My years in the banking sector taught me a lot of things, not strictly on the field of my profession though. I learned, for example, that if anybody exist who is totally incapable of fitting in the financial sector, that’s me. I was rebelling against suits with jeans, against arrogant people with humour. I found out also that I should deal with people instead of numbers. But in the infinite gap between the risk manager me and the photographer me, I was totally clueless what to do. But one of life’s countless miracles is that it hits you on the face when you are constantly want to go on the wrong track. It took me a long time to understand that with my “for-profit” mentality, trying to find a job at NGOs is not the best idea.
Then finally photography has found me like a devastating storm over my entire life. I felt I was on the right track, I found The Profession which I never believed I could. When this happens to you, you loose all your connections with reality, you’re over the moon and nobody can take the grin off of your face. You believe that everything is possible.

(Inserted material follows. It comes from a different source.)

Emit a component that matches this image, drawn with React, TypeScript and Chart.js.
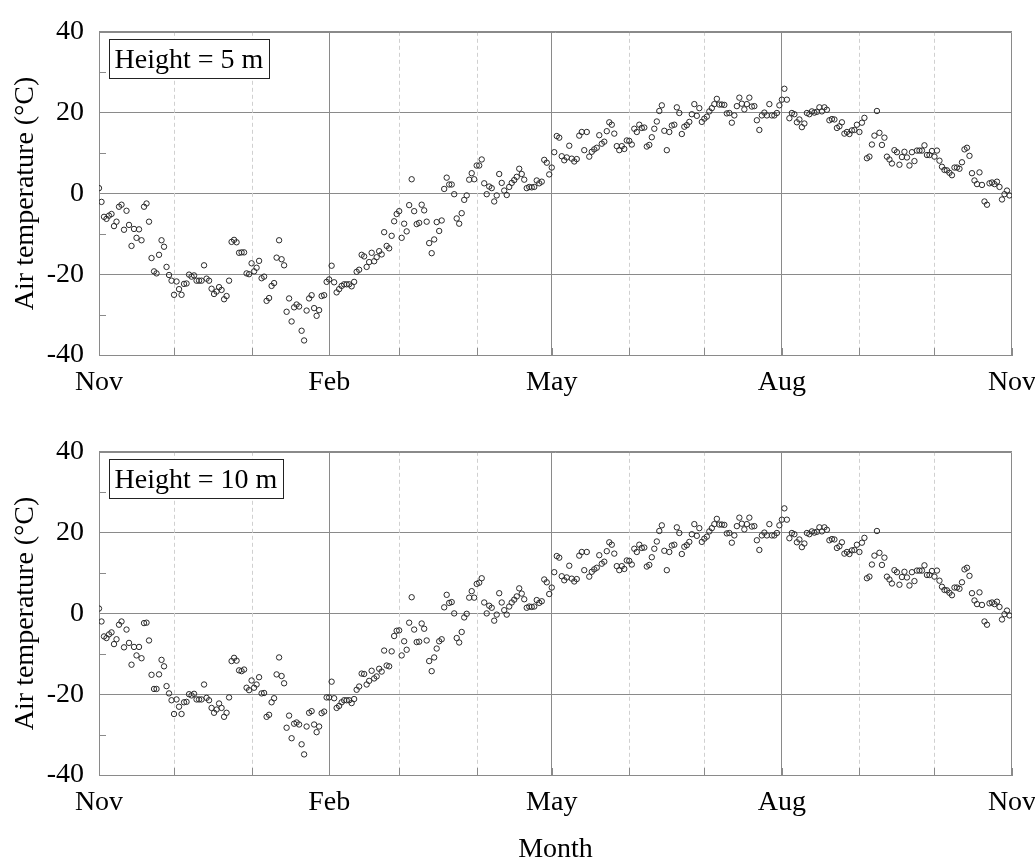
import React, { useEffect, useRef } from "react";
import { Chart, registerables } from "chart.js";

Chart.register(...registerables);

// ---- axis / tick data ----
const monthStartDays = [0, 30, 61, 92, 120, 151, 181, 212, 242, 273, 304, 334, 365];
const majorDays = [0, 92, 181, 273, 365];
const majorLabels = ["Nov", "Feb", "May", "Aug", "Nov"];
const minorDays = [30, 61, 120, 151, 212, 242, 304, 334];
const yMinorTicks = [-30, -10, 10, 30];

// ---- daily air temperature (°C), day 0 = 1 Nov ----
const temp5m: number[] = [
  // Nov
  1.3, -2.1, -5.8, -6.3, -5.5, -5.1, -8.1, -7, -3.3, -2.8,
  -9, -4.3, -7.8, -13, -8.8, -11, -8.9, -11.6, -3.3, -2.5,
  -7, -16, -19.3, -19.8, -15.2, -11.6, -13.2, -18.2, -20.2, -21.6,
  // Dec
  -25.1, -21.8, -23.7, -25.1, -22.4, -22.3, -20.1, -20.6, -20.3, -21.6,
  -21.6, -21.6, -17.8, -21.1, -21.6, -23.6, -24.9, -24.3, -23.2, -23.9,
  -26.2, -25.4, -21.6, -12, -11.5, -12.1, -14.7, -14.6, -14.6, -19.8,
  -20,
  // Jan
  -17.3, -19.3, -18.4, -16.7, -21, -20.6, -26.6, -25.9, -22.9, -22.2,
  -15.9, -11.6, -16.3, -17.8, -29.3, -26, -31.7, -28.2, -27.5, -28,
  -34, -36.4, -29, -26, -25.2, -28.4, -30.3, -28.9, -25.4, -25.2,
  -21.9,
  // Feb
  -21.3, -17.9, -22, -24.5, -23.7, -22.9, -22.5, -22.5, -22.5, -23,
  -21.9, -19.4, -18.9, -15.2, -15.6, -18.2, -17, -14.7, -16.8, -15.8,
  -14.3, -15.1, -9.6, -13, -13.6, -10.5, -6.9, -5.1,
  // Mar
  -4.4, -11, -7.5, -9.4, -2.9, 3.5, -4.4, -7.6, -7.3, -2.8,
  -4.2, -7, -12.3, -14.8, -11.4, -7.1, -9.3, -6.7, 1.1, 3.9,
  2.2, 2.2, -0.2, -6.2, -7.5, -4.9, -1.6, -0.5, 3.4, 5,
  3.5,
  // Apr
  6.9, 6.9, 8.4, 2.5, -0.2, 1.7, 1.3, -2, -0.5, 4.8,
  2.6, 0.7, -0.4, 1.6, 2.6, 3.3, 4.1, 6.1, 4.8, 3.4,
  1.3, 1.6, 1.5, 1.6, 3.2, 2.5, 2.9, 8.3, 7.6, 4.7,
  // May
  6.4, 10.2, 14.2, 13.8, 9.2, 8.2, 8.9, 11.8, 8.6, 7.9,
  8.5, 14.3, 15.2, 10.7, 15.2, 9.1, 10.3, 10.9, 11.3, 14.4,
  12.3, 12.8, 15.4, 17.6, 17, 14.8, 11.7, 10.7, 11.7, 11,
  13.1,
  // Jun
  13, 12.1, 16, 15.2, 17, 16.2, 16.3, 11.6, 12, 13.9,
  16, 17.8, 20.4, 21.8, 15.5, 10.7, 15.2, 16.8, 17, 21.3,
  19.9, 14.7, 16.5, 16.9, 17.7, 19.6, 22.1, 19.2, 21.1, 17.7,
  // Jul
  18.5, 19, 20.3, 21.1, 22.1, 23.4, 22, 22, 21.9, 19.8,
  19.9, 17.5, 19.3, 21.6, 23.7, 22.2, 20.8, 22.1, 23.7, 21.5,
  21.6, 18.1, 15.7, 19.3, 20, 19.3, 22.1, 19.3, 19.3, 19.9,
  21.8,
  // Aug
  23.2, 25.9, 23.2, 18.6, 19.9, 19.6, 17.6, 18.3, 16.4, 17.3,
  19.9, 19.6, 20.3, 20, 20.2, 21.3, 20.3, 21.3, 20.7, 18.1,
  18.4, 18.3, 16.2, 16.6, 17.6, 14.8, 15.2, 14.7, 15.6, 15.7,
  17,
  // Sep
  15.2, 17.5, 18.7, 8.7, 9.1, 12.1, 14.3, 20.4, 15, 12,
  13.8, 9.1, 8.4, 7.4, 10.7, 10.2, 7.1, 9, 10.3, 8.9,
  6.9, 10.2, 8, 10.6, 10.6, 10.6, 11.9, 9.5, 9.5, 10.5,
  // Oct
  9.1, 10.6, 8.1, 6.6, 5.8, 5.7, 5.1, 4.5, 6.4, 6.4,
  6.1, 7.7, 10.9, 11.3, 9.3, 5, 3.2, 2.3, 5.2, 2.1,
  -2, -2.8, 2.5, 2.7, 2.3, 2.9, 1.6, -1.5, -0.2, 0.7,
  -0.5,
];

const temp10m: number[] = [
  // Nov
  1.2, -2, -5.7, -6.1, -5.2, -4.7, -7.6, -6.4, -2.8, -2,
  -8.4, -4, -7.3, -12.7, -8.3, -10.4, -8.3, -11.1, -2.4, -2.3,
  -6.7, -15.2, -18.7, -18.7, -15.1, -11.5, -13.1, -18, -19.8, -21.5,
  // Dec
  -24.9, -21.3, -23.1, -24.9, -22, -21.9, -20, -20.3, -19.9, -21.3,
  -21.3, -21.3, -17.6, -20.9, -21.5, -23.4, -24.6, -23.8, -22.3, -23.4,
  -25.6, -24.6, -20.8, -11.8, -11, -11.7, -14.1, -14.3, -13.9, -18.4,
  -19,
  // Jan
  -16.6, -18.4, -17.6, -15.8, -19.8, -19.7, -25.6, -25.1, -22, -21,
  -15.1, -10.9, -15.5, -17.3, -28.3, -25.3, -30.9, -27.3, -27, -27.5,
  -32.4, -34.9, -28, -24.6, -24.2, -27.5, -29.4, -28, -24.7, -24.3,
  -20.8,
  // Feb
  -20.8, -16.9, -21, -23.4, -22.9, -22, -21.5, -21.5, -21.5, -22.2,
  -21.2, -18.9, -18.1, -14.9, -15, -17.6, -16.7, -14.2, -16.1, -15.6,
  -13.7, -14.4, -9.2, -12.9, -13.1, -9.4, -5.6, -4.3,
  // Mar
  -4.2, -10.4, -6.9, -9, -2.3, 4, -4, -7.1, -7, -2.5,
  -3.8, -6.7, -11.8, -14.3, -10.9, -8.7, -6.9, -6.4, 1.5, 4.6,
  2.6, 2.8, 0, -6.1, -7.2, -4.6, -1, -0.1, 3.9, 5.5,
  3.9,
  // Apr
  7.3, 7.6, 8.7, 2.7, 0, 1.9, 1.4, -1.8, -0.3, 5,
  2.7, 0.8, -0.3, 1.7, 2.7, 3.4, 4.2, 6.2, 4.9, 3.5,
  1.4, 1.7, 1.6, 1.7, 3.3, 2.6, 3, 8.4, 7.7, 4.8,
  // May
  6.4, 10.2, 14.2, 13.8, 9.2, 8.2, 8.9, 11.8, 8.6, 7.9,
  8.5, 14.3, 15.2, 10.7, 15.2, 9.1, 10.3, 10.9, 11.3, 14.4,
  12.3, 12.8, 15.4, 17.6, 17, 14.8, 11.7, 10.7, 11.7, 11,
  13.1,
  // Jun
  13, 12.1, 16, 15.2, 17, 16.2, 16.3, 11.6, 12, 13.9,
  16, 17.8, 20.4, 21.8, 15.5, 10.7, 15.2, 16.8, 17, 21.3,
  19.9, 14.7, 16.5, 16.9, 17.7, 19.6, 22.1, 19.2, 21.1, 17.7,
  // Jul
  18.5, 19, 20.3, 21.1, 22.1, 23.4, 22, 22, 21.9, 19.8,
  19.9, 17.5, 19.3, 21.6, 23.7, 22.2, 20.8, 22.1, 23.7, 21.5,
  21.6, 18.1, 15.7, 19.3, 20, 19.3, 22.1, 19.3, 19.3, 19.9,
  21.8,
  // Aug
  23.2, 26, 23.2, 18.6, 19.9, 19.6, 17.6, 18.3, 16.4, 17.3,
  19.9, 19.6, 20.3, 20, 20.2, 21.3, 20.3, 21.3, 20.7, 18.1,
  18.4, 18.3, 16.2, 16.6, 17.6, 14.8, 15.2, 14.7, 15.6, 15.7,
  17,
  // Sep
  15.2, 17.5, 18.7, 8.7, 9.1, 12.1, 14.3, 20.4, 15, 12,
  13.8, 9.1, 8.4, 7.4, 10.7, 10.2, 7.1, 9, 10.3, 8.9,
  6.9, 10.2, 8, 10.6, 10.6, 10.6, 11.9, 9.5, 9.5, 10.5,
  // Oct
  9.1, 10.6, 8.1, 6.6, 5.8, 5.7, 5.1, 4.5, 6.4, 6.4,
  6.1, 7.7, 10.9, 11.3, 9.3, 5, 3.2, 2.3, 5.2, 2.1,
  -2, -2.8, 2.5, 2.7, 2.3, 2.9, 1.6, -1.5, -0.2, 0.7,
  -0.5,
];

// ---- styling ----
const FONT_FAMILY = '"Liberation Serif", "Times New Roman", serif';
const FONT_SIZE = 28;
const AXIS_COLOR = "#8a8a8a";
const MINOR_GRID = "#d0d0d0";
const MARKER_COLOR = "#2a2a2a";

function makePlugin(boxText: string) {
  return {
    id: "decor",
    beforeDatasetsDraw(chart: any) {
      const { ctx, chartArea: a, scales } = chart;
      const xs = scales.x;
      const ys = scales.y;
      ctx.save();
      // dashed minor month lines
      ctx.strokeStyle = MINOR_GRID;
      ctx.lineWidth = 1;
      ctx.setLineDash([4, 3]);
      minorDays.forEach((d) => {
        const px = Math.round(xs.getPixelForValue(d)) + 0.5;
        ctx.beginPath();
        ctx.moveTo(px, a.top);
        ctx.lineTo(px, a.bottom);
        ctx.stroke();
      });
      ctx.setLineDash([]);
      ctx.strokeStyle = AXIS_COLOR;
      // inward month ticks on bottom axis
      monthStartDays.forEach((d) => {
        const px = Math.round(xs.getPixelForValue(d)) + 0.5;
        ctx.beginPath();
        ctx.moveTo(px, a.bottom);
        ctx.lineTo(px, a.bottom - 7);
        ctx.stroke();
      });
      // inward minor ticks on y axis
      yMinorTicks.forEach((v) => {
        const py = Math.round(ys.getPixelForValue(v)) + 0.5;
        ctx.beginPath();
        ctx.moveTo(a.left, py);
        ctx.lineTo(a.left + 7, py);
        ctx.stroke();
      });
      // top and right frame
      const t = Math.round(a.top) + 0.5;
      const r = Math.round(a.right) - 0.5;
      ctx.beginPath();
      ctx.moveTo(a.left, t);
      ctx.lineTo(r, t);
      ctx.lineTo(r, a.bottom);
      ctx.stroke();
      ctx.restore();
    },
    afterDraw(chart: any) {
      const { ctx, chartArea: a } = chart;
      ctx.save();
      ctx.font = `${FONT_SIZE}px ${FONT_FAMILY}`;
      const w = ctx.measureText(boxText).width;
      const bx = Math.round(a.left + 9.5) + 0.5;
      const by = Math.round(a.top + 7.5) + 0.5;
      const bw = Math.round(w + 11);
      const bh = 39;
      ctx.fillStyle = "#ffffff";
      ctx.fillRect(bx, by, bw, bh);
      ctx.strokeStyle = "#222";
      ctx.lineWidth = 1;
      ctx.strokeRect(bx, by, bw, bh);
      ctx.fillStyle = "#000";
      ctx.textBaseline = "alphabetic";
      ctx.fillText(boxText, bx + 5, by + 28.5);
      ctx.restore();
    },
  };
}

function makeConfig(values: number[], boxText: string, showXTitle: boolean, xHeight: number): any {
  const font = { family: FONT_FAMILY, size: FONT_SIZE };
  return {
    type: "scatter",
    data: {
      datasets: [
        {
          label: boxText,
          data: values.map((v, i) => ({ x: i, y: v })),
          pointStyle: "circle",
          pointRadius: 2.7,
          pointBorderWidth: 1,
          borderColor: MARKER_COLOR,
          backgroundColor: "rgba(0,0,0,0)",
          pointBackgroundColor: "rgba(0,0,0,0)",
          pointBorderColor: MARKER_COLOR,
        },
      ],
    },
    options: {
      responsive: false,
      animation: false,
      events: [],
      layout: { padding: { top: 29, right: 23, left: 0, bottom: 0 } },
      plugins: { legend: { display: false }, tooltip: { enabled: false } },
      scales: {
        x: {
          type: "linear",
          min: 0,
          max: 365,
          afterBuildTicks: (scale: any) => {
            scale.ticks = monthStartDays.map((v) => ({ value: v }));
          },
          afterFit: (scale: any) => {
            scale.height = xHeight;
            scale.paddingLeft = 0;
            scale.paddingRight = 0;
          },
          ticks: {
            autoSkip: false,
            maxRotation: 0,
            padding: 11,
            color: "#000",
            font,
            callback: (v: number) => {
              const idx = majorDays.indexOf(v);
              return idx >= 0 ? majorLabels[idx] : "";
            },
          },
          grid: {
            drawTicks: false,
            lineWidth: 1,
            color: (c: any) => {
              const v = c.tick ? c.tick.value : -1;
              return v === 92 || v === 181 || v === 273 ? AXIS_COLOR : "rgba(0,0,0,0)";
            },
          },
          border: { display: true, color: AXIS_COLOR, width: 1 },
          title: {
            display: showXTitle,
            text: "Month",
            color: "#000",
            font,
            padding: { top: 0, bottom: -5 },
          },
        },
        y: {
          min: -40,
          max: 40,
          afterFit: (scale: any) => {
            scale.width = 99;
          },
          ticks: { stepSize: 20, padding: 15, color: "#000", font },
          grid: { drawTicks: false, color: AXIS_COLOR, lineWidth: 1 },
          border: { display: true, color: AXIS_COLOR, width: 1 },
          title: {
            display: true,
            text: "Air temperature (°C)",
            color: "#000",
            font,
            padding: { top: 9, bottom: 0 },
          },
        },
      },
    },
    plugins: [makePlugin(boxText)],
  };
}

function Panel(props: { values: number[]; boxText: string; showXTitle: boolean; height: number; xHeight: number }) {
  const ref = useRef<HTMLCanvasElement | null>(null);
  useEffect(() => {
    if (!ref.current) return;
    const chart = new Chart(ref.current, makeConfig(props.values, props.boxText, props.showXTitle, props.xHeight));
    return () => chart.destroy();
  }, []);
  return (
    <canvas
      ref={ref}
      width={1035}
      height={props.height}
      style={{ display: "block", width: 1035, height: props.height }}
    />
  );
}

export default function App() {
  return (
    <div style={{ position: "absolute", left: 0, top: 0, width: 1035, height: 861, background: "#fff", overflow: "hidden" }}>
      <Panel values={temp5m} boxText="Height = 5 m" showXTitle={false} height={420} xHeight={65} />
      <Panel values={temp10m} boxText="Height = 10 m" showXTitle={true} height={441} xHeight={86} />
    </div>
  );
}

There is nothing, though, made only of chocolate syrup, covered with sugar, in the backstage all the big changes are full of pain, only we tend not to speak about the downsides. And I won’t do it either, because I’d like to write a basically positive blog post, so for the sake of pleasant outcome, let’s sweep this under the carpet.

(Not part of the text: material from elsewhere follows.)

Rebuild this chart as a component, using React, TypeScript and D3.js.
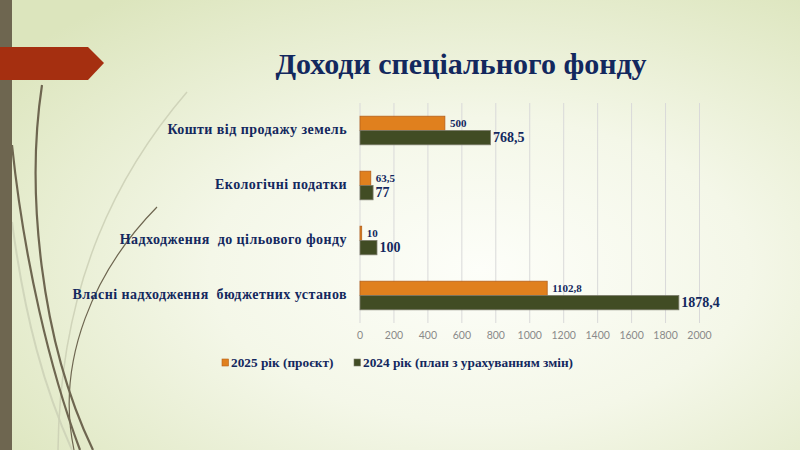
import React from "react";
import * as d3 from "d3";

const categories = [
  "Кошти від продажу земель",
  "Екологічні податки",
  "Надходження  до цільового фонду",
  "Власні надходження  бюджетних установ",
];
const seriesNames = ["2025 рік (проєкт)", "2024 рік (план з урахуванням змін)"];
const values2025 = [500, 63.5, 10, 1102.8];
const values2024 = [768.5, 77, 100, 1878.4];
const xTicks = [0, 200, 400, 600, 800, 1000, 1200, 1400, 1600, 1800, 2000];

const ORANGE = "#E0801E";
const GREEN = "#414C24";
const NAVY = "#13285E";
const SERIF = "'Liberation Serif', 'DejaVu Serif', serif";

const fmt = (v: number) => String(v).replace(".", ",");

export default function App() {
  const W = 800;
  const H = 450;
  const x = d3.scaleLinear().domain([0, 2000]).range([360, 699.5]);
  const y = d3.scaleBand<string>().domain(categories).range([103, 323]);
  const groupH = 28.6;
  const inner = d3.scaleBand<string>().domain(["a", "b"]).range([0, groupH]);
  const seriesData = [
    { key: "a", values: values2025, color: ORANGE, stroke: "#B5601A", fs: 11, gap: 5 },
    { key: "b", values: values2024, color: GREEN, stroke: "#7a7a6a", fs: 14, gap: 2.5 },
  ];

  return (
    <svg
      width={W}
      height={H}
      style={{ position: "absolute", left: 0, top: 0 }}
      xmlns="http://www.w3.org/2000/svg"
    >
      <defs>
        <radialGradient id="bg" cx="0.6" cy="0.6" r="0.75">
          <stop offset="0" stopColor="#FDFEF9" />
          <stop offset="0.45" stopColor="#F4F7E8" />
          <stop offset="1" stopColor="#DCE5BD" />
        </radialGradient>
      </defs>
      <rect x={0} y={0} width={W} height={H} fill="url(#bg)" />

      {/* decorative curves */}
      <g fill="none">
        <path d="M187,92 C120,170 60,280 58,450" stroke="#C9CDB3" strokeWidth={1.5} opacity={0.8} />
        <path d="M12,222 C25,320 45,390 72,450" stroke="#CBD0B5" strokeWidth={2} opacity={0.8} />
        <path d="M42,85 C26,190 40,340 93,450" stroke="#6E6650" strokeWidth={2.2} />
        <path d="M12,145 C24,260 50,370 80,450" stroke="#6E6650" strokeWidth={2.2} />
        <path d="M157,207 C95,270 55,360 74,450" stroke="#6E6650" strokeWidth={1.2} />
      </g>

      {/* left bar */}
      <rect x={0} y={0} width={12} height={H} fill="#6E6650" />
      {/* red arrow */}
      <path d="M0,47 L88,47 L104,63 L88,80 L0,80 Z" fill="#A52F10" />

      {/* title */}
      <text
        x={461}
        y={74}
        textAnchor="middle"
        fontFamily={SERIF}
        fontWeight="bold"
        fontSize={30}
        fill={NAVY}
      >
        Доходи спеціального фонду
      </text>

      {/* gridlines */}
      {xTicks.map((t) => (
        <line key={"g" + t} x1={x(t)} x2={x(t)} y1={103} y2={323} stroke="#D9D9D9" strokeWidth={1} />
      ))}
      {/* tick labels */}
      {xTicks.map((t) => (
        <text
          key={"t" + t}
          x={x(t)}
          y={336}
          textAnchor="middle"
          dominantBaseline="middle"
          fontFamily="'Lato', 'DejaVu Sans', sans-serif"
          fontSize={10.5}
          fill="#8A8A8A"
        >
          {t}
        </text>
      ))}

      {/* bars */}
      {categories.map((c, i) => {
        const top = (y(c) as number) + y.bandwidth() / 2 - groupH / 2;
        return (
          <g key={c}>
            {seriesData.map((s) => {
              const by = top + (inner(s.key) as number);
              const bh = inner.bandwidth();
              const v = s.values[i];
              return (
                <g key={s.key}>
                  <rect
                    x={x(0)}
                    y={by}
                    width={x(v) - x(0)}
                    height={bh}
                    fill={s.color}
                    stroke={s.stroke}
                    strokeWidth={0.8}
                  />
                  <text
                    x={x(v) + s.gap}
                    y={by + bh / 2 + 1}
                    dominantBaseline="middle"
                    fontFamily={SERIF}
                    fontWeight="bold"
                    fontSize={s.fs}
                    fill={NAVY}
                  >
                    {fmt(v)}
                  </text>
                </g>
              );
            })}
            <text
              x={347}
              y={(y(c) as number) + y.bandwidth() / 2}
              textAnchor="end"
              dominantBaseline="middle"
              fontFamily={SERIF}
              fontWeight="bold"
              fontSize={14}
              letterSpacing={0.45}
              fill={NAVY}
              style={{ whiteSpace: "pre" }}
            >
              {c}
            </text>
          </g>
        );
      })}

      {/* legend */}
      <g>
        <rect x={222} y={359} width={6.5} height={7} fill={ORANGE} stroke="#B5601A" strokeWidth={0.6} />
        <text x={231} y={367} fontFamily={SERIF} fontWeight="bold" fontSize={13.3} fill={NAVY}>
          {seriesNames[0]}
        </text>
        <rect x={354} y={359} width={6.5} height={7} fill={GREEN} stroke="#7a7a6a" strokeWidth={0.6} />
        <text x={363} y={367} fontFamily={SERIF} fontWeight="bold" fontSize={13.3} fill={NAVY}>
          {seriesNames[1]}
        </text>
      </g>
    </svg>
  );
}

So when everything seems to be the best possible, it turns out that everything can be even better. Founding your own business, after two years of studying, this is something money can’t buy and for everything else there’s… Total freedom is when you are engaged to the true passion of your life, work with the people you want, in the way you want, whenever you want and wherever you want. (And yes, this also has some downsides, in this case a big amount of uncertainty and the lack of planning, but if you know what you pay this price for, it’s worth paying.)
And then, out of the blue, an idea makes you ticklish, a feeling comes to you: the majority of the globe is unexplored if you stay in one place and never move. And when photographing a journey for a travel agency I keep thinking about seeing this planet for myself a little deeper, about stepping out of my usual life, about having interesting experiences, about taking a couple of great photos and about telling about it all to make others have their own journeys.
Then an entire year passes by. With planning, and planning over and over again. The Big Bugaboo would come out of the wardrobe once in a while and knocks on my shoulder: OK, dear Meli, but how can you make a living out of this all? Stress and anxiety are on the way.
I simply can not tell how many e-books, blog entries, so-called useful tips and tricks and bullshit I’ve read about how to make money out of our travel. But the only thing I’ve learnt from all this is how not to do it. I won’t sell out my soul, won’t stand by shit businesses, won’t chase popularity, won’t go only by contradictory expectations, won’t lie and cheat, and most importantly, won’t consider my blog as a cash cow.
During these pre-lectures I left for South-East Asia for my first adventures, made notes diligently in the hope of writing blog posts of them soon, when I finally start my brand new and shining little travel blog. At that time I wanted to become a successful travel blogger and I made my notes in this manner: all the travel book like articles with a lot of useful but boring information, counting tourist attractions and prices. At least this period didn’t last for long.
I had to realize soon it was not me, and this was all very exciting, but lacking every kind of emotion, style, added value, and vibrating excitement.
So finally I got rid of my former idea of creating another boringly useful travel description (no need of it), let financial issues go (let’s see how it goes), took a deep breath (and drank a crazy good coffee) and started this blog. It took me an entire year to get rid of my (not tiny) expectations, open myself for the unknown and unpredictable and start a journey which leads who knows where. But I did it and well, this may be one small step for a man, but…
Recently my friends (you rock!!! a great-great thank you, I am so grateful I have as wonderful friends as you) also helped me to admit that doubts and uncertainty are occasional travel mates of the creative minds, and that measuring yourself to others or evaluating your influence by reading statistics is a one of the biggest mistakes you can make. Now I know what is important is not the number of likes or followers, but you who are reading this post, you are the ones all worth it, for the inspiring relations, nice feedbacks, your adventures while travel and the good vibes.
My friend Barna asked me a couple of days ago whether I was still trying to find my path. I raised my elbow questioningly, and I stated with a kind of fake and offended self-confidence that I was on my very way. But he is the last one who is contented with half-hearted answers, so he asked also if I am going to travel, take photos and tell stories for the next 5-10 years. And at this point it suddenly came to my mind that I missed an important appointment and sadly didn’t have a chance to answer..
Because how should I know? I might end up changing constantly and making changes at the same time, and if this means I am trying to find my own path, let it be. I don’t see the curves on the road, neither the obstacles. I don’t see the happiness either. I only feel that I am truly grateful for the opportunity of doing what I love to do and that something really amazing is coming next. And momentarily this is enough.
Even if being close to my 36th birthday I still can not give a proper answer for the question “What do you want to be when you grow up?” just like at the age of 5.
(Pictures were taken in Myanmar (Burma) in 2016, during the first big journey of mine.)